Сила Суворина заключалась в его интеллектуальной и личной (прежде всего – материальной) независимости от всякой – как левой, революционной, так и правой, охранительной, идеологической конъюнктуры. Еще в 1866 году он озадачил как «левую» критику, так и правительственных экспертов, издав книгу «Всякие. Очерки современной жизни», тем, что изображенные в ней представители революционно-демократического движения не походили ни на карикатурных героев «антинигилистических» романов, ни на идеальных «новых людей» Чернышевского и его последователей. Поскольку Суворина арестовали, а книгу его сожгли, он de facto оказался в числе «прогрессивных» литераторов-шестидесятников и в таковом качестве стал известен как автор политических памфлетов, направленных против представителей консервативной журналистики – М. Н. Каткова и князя В. П. Мещерского.

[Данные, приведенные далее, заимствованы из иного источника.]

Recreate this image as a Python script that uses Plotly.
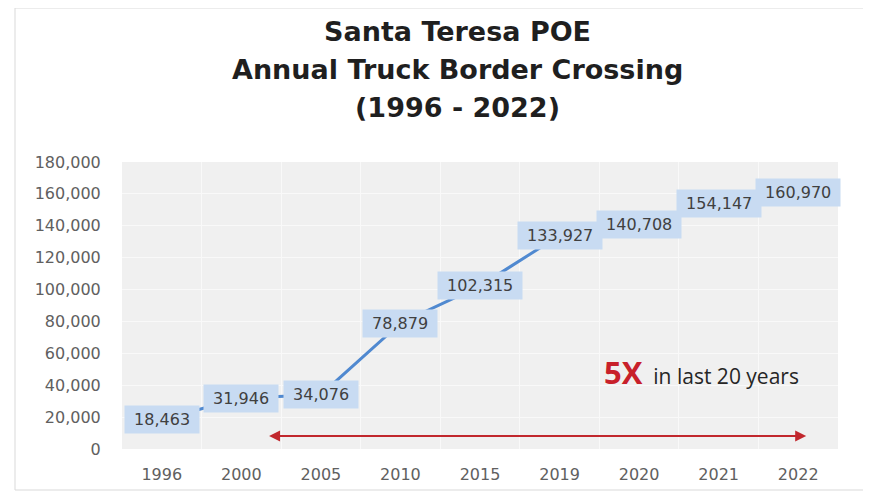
import plotly.graph_objects as go

years = ["1996", "2000", "2005", "2010", "2015", "2019", "2020", "2021", "2022"]
crossings = [18463, 31946, 34076, 78879, 102315, 133927, 140708, 154147, 160970]
y_ticks = [0, 20000, 40000, 60000, 80000, 100000, 120000, 140000, 160000, 180000]

title_lines = ["Santa Teresa POE", "Annual Truck Border Crossing", "(1996 - 2022)"]

TICK_FONT = "'DejaVu Sans', Verdana, sans-serif"
TITLE_FONT = "'DejaVu Sans', 'Open Sans', sans-serif"
NOTE_FONT = "'Open Sans', 'Noto Sans', sans-serif"

# plot area in div pixels (page has an 8px body margin)
W, H = 863, 486
L, T, R, B = 114, 154, 33, 45
PW, PH = W - L - R, H - T - B

fig = go.Figure()
fig.add_trace(go.Scatter(
    x=years, y=crossings, mode="lines",
    line=dict(color="#5089d0", width=3),
    hoverinfo="x+y", showlegend=False,
))

annotations = []
for i, v in enumerate(crossings):
    annotations.append(dict(
        x=i, y=v, xref="x", yref="y", text=f"&nbsp;{v:,}&nbsp;", showarrow=False,
        font=dict(family=TICK_FONT, size=16, color="#404040"),
        bgcolor="#c8dbf2", borderpad=4, xanchor="center", yanchor="middle",
    ))

# red double-headed arrow
annotations.append(dict(
    x=8.1, y=8200, ax=1.33, ay=8200, xref="x", yref="y", axref="x", ayref="y",
    text="", showarrow=True, arrowhead=2, arrowside="end+start",
    arrowsize=1.1, arrowwidth=2, arrowcolor="#c1272d",
))
annotations.append(dict(
    x=(701 - 8 - L) / PW, y=1 - (372 - 8 - T) / PH, xref="paper", yref="paper", showarrow=False,
    text="<b><span style='color:#c8202a;font-size:31px'>5X</span></b>&nbsp; in last 20 years",
    font=dict(family=NOTE_FONT, size=21, color="#262626"), xanchor="center", yanchor="middle",
))
for k, (line, ypix) in enumerate(zip(title_lines, [32, 70, 107])):
    annotations.append(dict(
        x=(457 - 8 - L) / PW, y=1 - (ypix - 8 - T) / PH, xref="paper", yref="paper",
        yanchor="middle", xanchor="center", showarrow=False,
        text="<b>" + line + "</b>",
        font=dict(family=TITLE_FONT, size=27, color="#1f1f1f"),
    ))

fig.update_layout(
    width=W, height=H,
    margin=dict(l=L, r=R, t=T, b=B),
    paper_bgcolor="white",
    plot_bgcolor="#f0f0f0",
    font=dict(family=TICK_FONT),
    annotations=annotations,
    shapes=[dict(type="rect", xref="paper", yref="paper",
                 x0=(7 - L) / PW, x1=(857 - L) / PW, y0=-(482 - (T + PH)) / PH, y1=1 + (T - 0) / PH,
                 line=dict(color="#d9d9d9", width=1), fillcolor="rgba(0,0,0,0)", layer="below")],
)
fig.update_xaxes(
    type="category", range=[-0.5, 8.5], tickson="boundaries", automargin=False,
    showgrid=True, gridcolor="#f9f9f9", showline=False, zeroline=False,
    ticks="", ticklabelstandoff=14,
    tickfont=dict(family=TICK_FONT, size=16, color="#606060"),
)
fig.update_yaxes(
    range=[0, 180000], tickvals=y_ticks, tickformat=",d", automargin=False,
    showgrid=True, gridcolor="#f9f9f9", zeroline=False, showline=False,
    ticks="outside", ticklen=17, tickcolor="rgba(0,0,0,0)",
    tickfont=dict(family=TICK_FONT, size=16, color="#606060"),
)

fig.write_html("out.html")
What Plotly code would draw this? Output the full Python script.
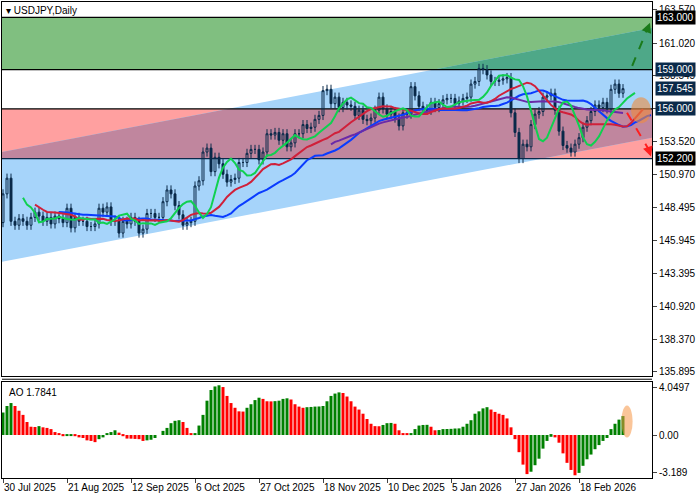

Однако «Незнакомец» (под таким псевдонимом Суворин печатал свои «воскресные фельетоны» в «Санкт-Петербургских ведомостях») не менее резко выступал и против «левого» экстремизма и революционного доктринерства. Его освещение «нечаевского дела» на процессе 1870 года, а также патриотические выступления во время Балканской войны вновь обострили отношение к нему либеральной интеллигентской аудитории. В конце концов все интеллигентские «партийные» круги оказались для него закрыты, а сам он усвоил стойкое отвращение к любому общественному «идеализму». Тяжелые события личной жизни, в результате которых он лишился горячо любимой жены – единственного существа, к которому был искренне привязан с юности (она была убита «другом семьи», оказавшимся ее тайным любовником), – окончательно разрушили его этические ценности. Уже в качестве владельца «Нового времени», самого успешного и влиятельного русского издательского деятеля 1880-х годов, он, будучи одним из умнейших людей своей эпохи, придерживался при этом скорбного, «всепонимающего и всепрощающего» мировосприятия, основанного на глубочайшем презрении к людям. По блестящей характеристике современного издателя суворинских дневников Д. Рейфилда, его позднее творчество являет собой «удивительную смесь беспощадности и жалости, жестокости и мягкости, консерватизма и свободной мысли и в приватных беседах, и в печатных выступлениях… ‹…› Глубоко убежденный в порочности всех, он прощал своих врагов так же легко, как ругал их. Грубо браня свою семью и своих друзей, он в то же время уступал им во всем, чего бы они не просили. Кстати, своих рабочих Суворин опекал, как никто среди русских работодателей. Он их жалел, но так, как он жалел животных». Если к этому прибавить искренний интерес Суворина к художественно одаренным, сильным личностям, умение расположить к себе и «разговорить» самого предубежденного собеседника и своеобразное внутреннее благородство, помноженное на уверенность в силе стоящих за ним «капиталов», то истоки «сувориншмейрцен» понять можно.